### Figure scripts:

==========

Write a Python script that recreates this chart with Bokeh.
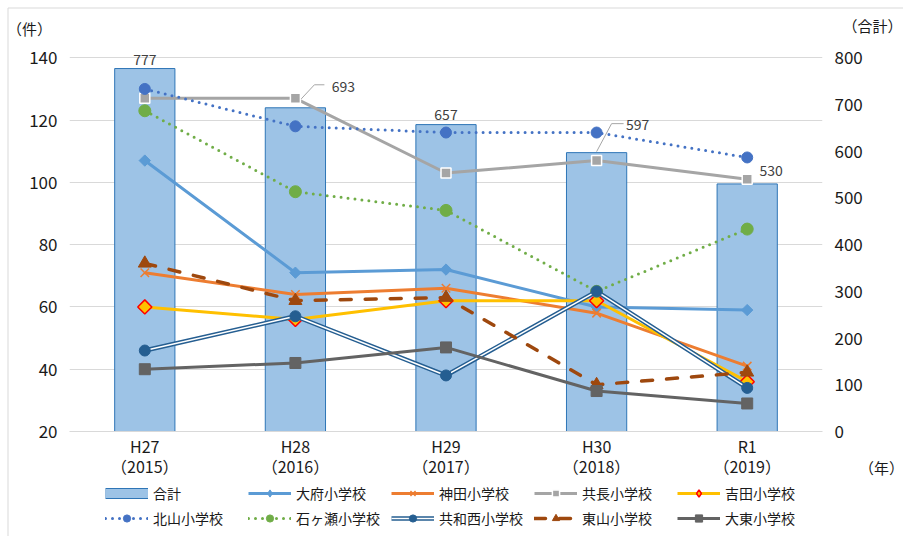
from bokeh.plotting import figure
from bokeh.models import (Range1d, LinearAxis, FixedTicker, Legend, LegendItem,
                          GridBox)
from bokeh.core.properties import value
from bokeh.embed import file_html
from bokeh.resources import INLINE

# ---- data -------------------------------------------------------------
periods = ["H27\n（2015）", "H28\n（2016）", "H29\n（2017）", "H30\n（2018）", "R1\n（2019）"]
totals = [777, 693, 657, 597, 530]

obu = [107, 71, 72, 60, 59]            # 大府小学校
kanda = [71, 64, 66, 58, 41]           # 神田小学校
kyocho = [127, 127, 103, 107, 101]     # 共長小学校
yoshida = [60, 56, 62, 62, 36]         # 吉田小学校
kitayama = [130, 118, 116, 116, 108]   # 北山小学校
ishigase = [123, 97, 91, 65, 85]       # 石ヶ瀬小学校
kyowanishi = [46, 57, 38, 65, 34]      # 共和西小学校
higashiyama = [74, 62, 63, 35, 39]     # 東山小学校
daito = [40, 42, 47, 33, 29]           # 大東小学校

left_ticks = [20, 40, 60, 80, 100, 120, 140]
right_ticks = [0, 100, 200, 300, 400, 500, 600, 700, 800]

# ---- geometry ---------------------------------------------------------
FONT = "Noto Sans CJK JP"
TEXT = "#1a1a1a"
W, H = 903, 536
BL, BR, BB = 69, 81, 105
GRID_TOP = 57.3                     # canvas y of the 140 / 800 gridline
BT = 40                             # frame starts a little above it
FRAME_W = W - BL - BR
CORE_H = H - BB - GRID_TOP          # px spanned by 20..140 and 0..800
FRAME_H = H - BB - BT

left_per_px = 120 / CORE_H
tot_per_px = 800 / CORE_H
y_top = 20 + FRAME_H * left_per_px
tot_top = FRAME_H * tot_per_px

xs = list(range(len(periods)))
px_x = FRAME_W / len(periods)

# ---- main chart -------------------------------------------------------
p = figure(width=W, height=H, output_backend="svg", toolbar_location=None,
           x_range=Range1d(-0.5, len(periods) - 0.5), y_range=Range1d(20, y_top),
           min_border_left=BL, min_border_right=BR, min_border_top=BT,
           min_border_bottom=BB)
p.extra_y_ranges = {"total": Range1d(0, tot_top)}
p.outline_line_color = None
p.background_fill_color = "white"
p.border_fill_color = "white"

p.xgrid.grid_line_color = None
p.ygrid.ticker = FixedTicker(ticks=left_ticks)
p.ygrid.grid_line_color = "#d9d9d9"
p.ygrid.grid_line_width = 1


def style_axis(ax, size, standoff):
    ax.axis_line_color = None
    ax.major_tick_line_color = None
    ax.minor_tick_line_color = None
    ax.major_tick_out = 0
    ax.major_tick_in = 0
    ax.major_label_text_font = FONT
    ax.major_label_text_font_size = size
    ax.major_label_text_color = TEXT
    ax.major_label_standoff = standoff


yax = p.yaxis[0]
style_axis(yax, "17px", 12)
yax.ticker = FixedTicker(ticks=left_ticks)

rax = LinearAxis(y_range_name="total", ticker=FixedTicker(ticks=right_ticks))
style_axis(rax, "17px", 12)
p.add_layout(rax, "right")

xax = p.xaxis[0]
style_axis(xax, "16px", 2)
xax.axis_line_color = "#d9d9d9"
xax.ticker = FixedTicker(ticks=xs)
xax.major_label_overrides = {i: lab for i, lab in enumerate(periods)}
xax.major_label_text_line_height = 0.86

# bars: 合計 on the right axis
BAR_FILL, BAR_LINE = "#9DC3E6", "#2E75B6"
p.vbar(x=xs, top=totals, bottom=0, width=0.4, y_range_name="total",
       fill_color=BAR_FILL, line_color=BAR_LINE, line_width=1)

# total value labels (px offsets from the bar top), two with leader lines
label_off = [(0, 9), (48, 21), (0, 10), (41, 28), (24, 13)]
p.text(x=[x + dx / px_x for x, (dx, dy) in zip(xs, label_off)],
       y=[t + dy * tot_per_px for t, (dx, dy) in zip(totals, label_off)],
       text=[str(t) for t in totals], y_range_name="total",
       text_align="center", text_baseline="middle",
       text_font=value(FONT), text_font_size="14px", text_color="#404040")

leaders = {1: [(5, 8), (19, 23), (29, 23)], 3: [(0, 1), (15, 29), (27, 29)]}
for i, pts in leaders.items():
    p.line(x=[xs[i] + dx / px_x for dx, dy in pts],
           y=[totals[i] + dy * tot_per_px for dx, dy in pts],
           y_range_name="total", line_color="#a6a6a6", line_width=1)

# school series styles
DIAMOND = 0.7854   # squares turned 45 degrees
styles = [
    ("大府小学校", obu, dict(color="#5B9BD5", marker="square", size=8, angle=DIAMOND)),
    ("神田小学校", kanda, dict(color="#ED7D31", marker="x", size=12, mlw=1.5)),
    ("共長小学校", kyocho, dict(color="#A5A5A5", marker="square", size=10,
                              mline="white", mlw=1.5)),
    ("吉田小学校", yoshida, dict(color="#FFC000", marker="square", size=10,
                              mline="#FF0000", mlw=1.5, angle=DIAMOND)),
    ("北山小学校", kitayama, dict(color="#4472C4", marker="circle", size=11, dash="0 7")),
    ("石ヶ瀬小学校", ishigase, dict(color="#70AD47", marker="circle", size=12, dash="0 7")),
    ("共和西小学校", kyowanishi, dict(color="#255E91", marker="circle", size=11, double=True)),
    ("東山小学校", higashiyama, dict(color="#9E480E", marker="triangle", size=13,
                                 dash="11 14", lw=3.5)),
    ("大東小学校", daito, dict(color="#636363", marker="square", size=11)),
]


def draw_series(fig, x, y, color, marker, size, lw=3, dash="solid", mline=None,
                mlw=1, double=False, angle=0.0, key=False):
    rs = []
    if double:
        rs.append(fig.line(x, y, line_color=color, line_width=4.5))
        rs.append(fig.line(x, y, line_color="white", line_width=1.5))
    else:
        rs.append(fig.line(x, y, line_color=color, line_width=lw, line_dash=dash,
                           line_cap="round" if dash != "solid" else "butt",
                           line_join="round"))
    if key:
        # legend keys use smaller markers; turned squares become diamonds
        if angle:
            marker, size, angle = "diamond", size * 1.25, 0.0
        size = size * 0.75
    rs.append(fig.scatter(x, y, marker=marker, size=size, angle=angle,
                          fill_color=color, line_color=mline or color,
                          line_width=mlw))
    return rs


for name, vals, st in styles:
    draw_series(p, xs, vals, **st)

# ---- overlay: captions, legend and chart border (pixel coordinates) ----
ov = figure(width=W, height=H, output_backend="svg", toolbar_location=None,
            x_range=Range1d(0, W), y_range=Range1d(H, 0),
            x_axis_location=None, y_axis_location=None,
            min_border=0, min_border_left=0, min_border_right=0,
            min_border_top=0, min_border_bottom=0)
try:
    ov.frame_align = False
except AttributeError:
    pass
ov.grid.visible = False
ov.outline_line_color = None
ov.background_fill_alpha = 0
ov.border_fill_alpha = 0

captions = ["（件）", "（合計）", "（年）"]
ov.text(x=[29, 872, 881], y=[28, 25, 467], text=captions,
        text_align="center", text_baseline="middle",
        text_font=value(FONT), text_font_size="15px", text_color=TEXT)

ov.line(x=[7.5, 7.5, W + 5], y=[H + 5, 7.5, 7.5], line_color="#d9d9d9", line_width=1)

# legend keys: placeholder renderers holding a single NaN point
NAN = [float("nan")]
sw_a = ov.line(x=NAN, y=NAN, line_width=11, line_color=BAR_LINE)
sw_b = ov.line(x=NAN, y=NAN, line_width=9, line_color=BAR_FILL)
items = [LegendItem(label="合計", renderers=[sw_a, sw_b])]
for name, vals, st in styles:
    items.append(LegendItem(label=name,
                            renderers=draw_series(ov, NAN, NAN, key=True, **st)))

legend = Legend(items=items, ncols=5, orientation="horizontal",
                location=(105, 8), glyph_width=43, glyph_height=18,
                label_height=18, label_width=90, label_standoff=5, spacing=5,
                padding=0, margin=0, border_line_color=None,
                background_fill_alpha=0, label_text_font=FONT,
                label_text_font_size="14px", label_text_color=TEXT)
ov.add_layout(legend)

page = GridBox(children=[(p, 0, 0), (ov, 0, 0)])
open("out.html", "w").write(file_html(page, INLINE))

==========

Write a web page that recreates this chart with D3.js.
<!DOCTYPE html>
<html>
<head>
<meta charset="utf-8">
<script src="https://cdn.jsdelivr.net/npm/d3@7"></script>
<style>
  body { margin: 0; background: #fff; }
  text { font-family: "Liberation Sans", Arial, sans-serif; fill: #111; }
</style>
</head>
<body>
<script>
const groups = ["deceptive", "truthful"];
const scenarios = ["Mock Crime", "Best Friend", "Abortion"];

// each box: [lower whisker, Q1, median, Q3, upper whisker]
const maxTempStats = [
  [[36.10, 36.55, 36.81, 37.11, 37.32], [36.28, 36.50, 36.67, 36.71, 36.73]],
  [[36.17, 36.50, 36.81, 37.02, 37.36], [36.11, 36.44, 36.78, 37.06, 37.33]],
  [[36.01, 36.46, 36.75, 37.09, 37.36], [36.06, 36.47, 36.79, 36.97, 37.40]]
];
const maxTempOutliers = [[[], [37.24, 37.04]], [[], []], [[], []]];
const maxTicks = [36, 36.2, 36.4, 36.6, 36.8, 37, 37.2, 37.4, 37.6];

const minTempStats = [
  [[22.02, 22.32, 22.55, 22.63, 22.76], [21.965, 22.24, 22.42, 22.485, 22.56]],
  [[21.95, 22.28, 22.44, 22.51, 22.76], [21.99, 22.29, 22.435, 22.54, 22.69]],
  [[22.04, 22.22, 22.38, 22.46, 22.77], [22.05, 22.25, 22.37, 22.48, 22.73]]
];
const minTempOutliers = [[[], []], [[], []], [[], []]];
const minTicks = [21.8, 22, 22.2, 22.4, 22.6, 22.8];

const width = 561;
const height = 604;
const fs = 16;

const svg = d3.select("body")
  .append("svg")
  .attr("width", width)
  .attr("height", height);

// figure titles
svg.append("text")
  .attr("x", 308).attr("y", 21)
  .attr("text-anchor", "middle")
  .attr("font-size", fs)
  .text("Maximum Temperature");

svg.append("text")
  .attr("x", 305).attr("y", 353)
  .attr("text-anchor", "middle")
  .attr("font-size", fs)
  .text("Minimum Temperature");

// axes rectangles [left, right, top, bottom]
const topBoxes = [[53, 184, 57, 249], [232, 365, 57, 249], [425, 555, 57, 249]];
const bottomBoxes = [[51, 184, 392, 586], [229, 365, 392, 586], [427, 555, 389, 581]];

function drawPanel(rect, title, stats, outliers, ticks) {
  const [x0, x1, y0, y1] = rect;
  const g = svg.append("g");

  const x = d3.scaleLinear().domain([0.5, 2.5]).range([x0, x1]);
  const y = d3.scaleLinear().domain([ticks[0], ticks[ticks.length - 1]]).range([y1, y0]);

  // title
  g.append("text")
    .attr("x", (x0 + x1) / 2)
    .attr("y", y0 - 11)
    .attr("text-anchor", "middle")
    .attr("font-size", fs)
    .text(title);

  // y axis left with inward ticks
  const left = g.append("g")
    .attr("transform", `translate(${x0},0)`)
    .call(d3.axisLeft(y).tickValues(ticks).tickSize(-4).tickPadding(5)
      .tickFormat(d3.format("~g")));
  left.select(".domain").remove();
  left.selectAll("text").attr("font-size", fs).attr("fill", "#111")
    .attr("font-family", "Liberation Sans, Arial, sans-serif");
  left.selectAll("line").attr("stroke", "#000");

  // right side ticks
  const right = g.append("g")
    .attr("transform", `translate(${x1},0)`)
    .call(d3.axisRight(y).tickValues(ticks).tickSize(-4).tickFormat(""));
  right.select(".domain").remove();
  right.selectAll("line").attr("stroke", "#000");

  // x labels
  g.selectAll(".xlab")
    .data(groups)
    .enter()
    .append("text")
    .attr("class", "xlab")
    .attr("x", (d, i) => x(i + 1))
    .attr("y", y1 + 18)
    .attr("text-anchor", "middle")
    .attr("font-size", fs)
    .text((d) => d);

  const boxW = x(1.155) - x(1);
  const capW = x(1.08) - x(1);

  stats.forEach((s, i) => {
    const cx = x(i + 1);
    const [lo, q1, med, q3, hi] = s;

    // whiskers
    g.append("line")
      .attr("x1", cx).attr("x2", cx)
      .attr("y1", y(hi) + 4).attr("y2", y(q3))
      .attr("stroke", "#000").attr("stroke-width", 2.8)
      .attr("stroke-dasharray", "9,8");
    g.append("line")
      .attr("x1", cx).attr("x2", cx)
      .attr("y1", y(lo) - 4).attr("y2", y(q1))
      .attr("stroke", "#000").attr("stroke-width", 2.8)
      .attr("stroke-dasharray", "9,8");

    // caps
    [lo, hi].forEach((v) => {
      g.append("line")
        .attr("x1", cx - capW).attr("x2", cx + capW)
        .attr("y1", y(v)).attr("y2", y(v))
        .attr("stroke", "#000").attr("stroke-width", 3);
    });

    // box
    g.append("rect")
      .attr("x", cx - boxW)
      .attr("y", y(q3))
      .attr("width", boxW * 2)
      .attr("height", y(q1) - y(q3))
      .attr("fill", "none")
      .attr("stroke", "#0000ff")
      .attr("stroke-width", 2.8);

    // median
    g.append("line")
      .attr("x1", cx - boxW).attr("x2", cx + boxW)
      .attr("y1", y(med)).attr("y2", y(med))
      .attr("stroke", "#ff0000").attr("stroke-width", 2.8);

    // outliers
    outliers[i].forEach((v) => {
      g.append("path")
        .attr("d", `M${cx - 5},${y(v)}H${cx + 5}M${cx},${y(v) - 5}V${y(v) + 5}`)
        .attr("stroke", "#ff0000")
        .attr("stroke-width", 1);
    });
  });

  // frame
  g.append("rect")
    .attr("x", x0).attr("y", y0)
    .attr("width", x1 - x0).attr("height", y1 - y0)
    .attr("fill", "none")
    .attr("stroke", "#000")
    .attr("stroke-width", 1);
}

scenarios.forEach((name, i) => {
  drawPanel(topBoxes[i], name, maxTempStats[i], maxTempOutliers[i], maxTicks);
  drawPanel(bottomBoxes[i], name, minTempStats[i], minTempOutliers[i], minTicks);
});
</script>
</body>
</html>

==========

### Task:
Using the entries above, transcribe every line from the line containing "Write a Python" through the line containing "totals = [777, 693, 657, 597, 530]". Do not copy pictures.

### Solution to this exercise:
Write a Python script that recreates this chart with Bokeh.
from bokeh.plotting import figure
from bokeh.models import (Range1d, LinearAxis, FixedTicker, Legend, LegendItem,
                          GridBox)
from bokeh.core.properties import value
from bokeh.embed import file_html
from bokeh.resources import INLINE

# ---- data -------------------------------------------------------------
periods = ["H27\n（2015）", "H28\n（2016）", "H29\n（2017）", "H30\n（2018）", "R1\n（2019）"]
totals = [777, 693, 657, 597, 530]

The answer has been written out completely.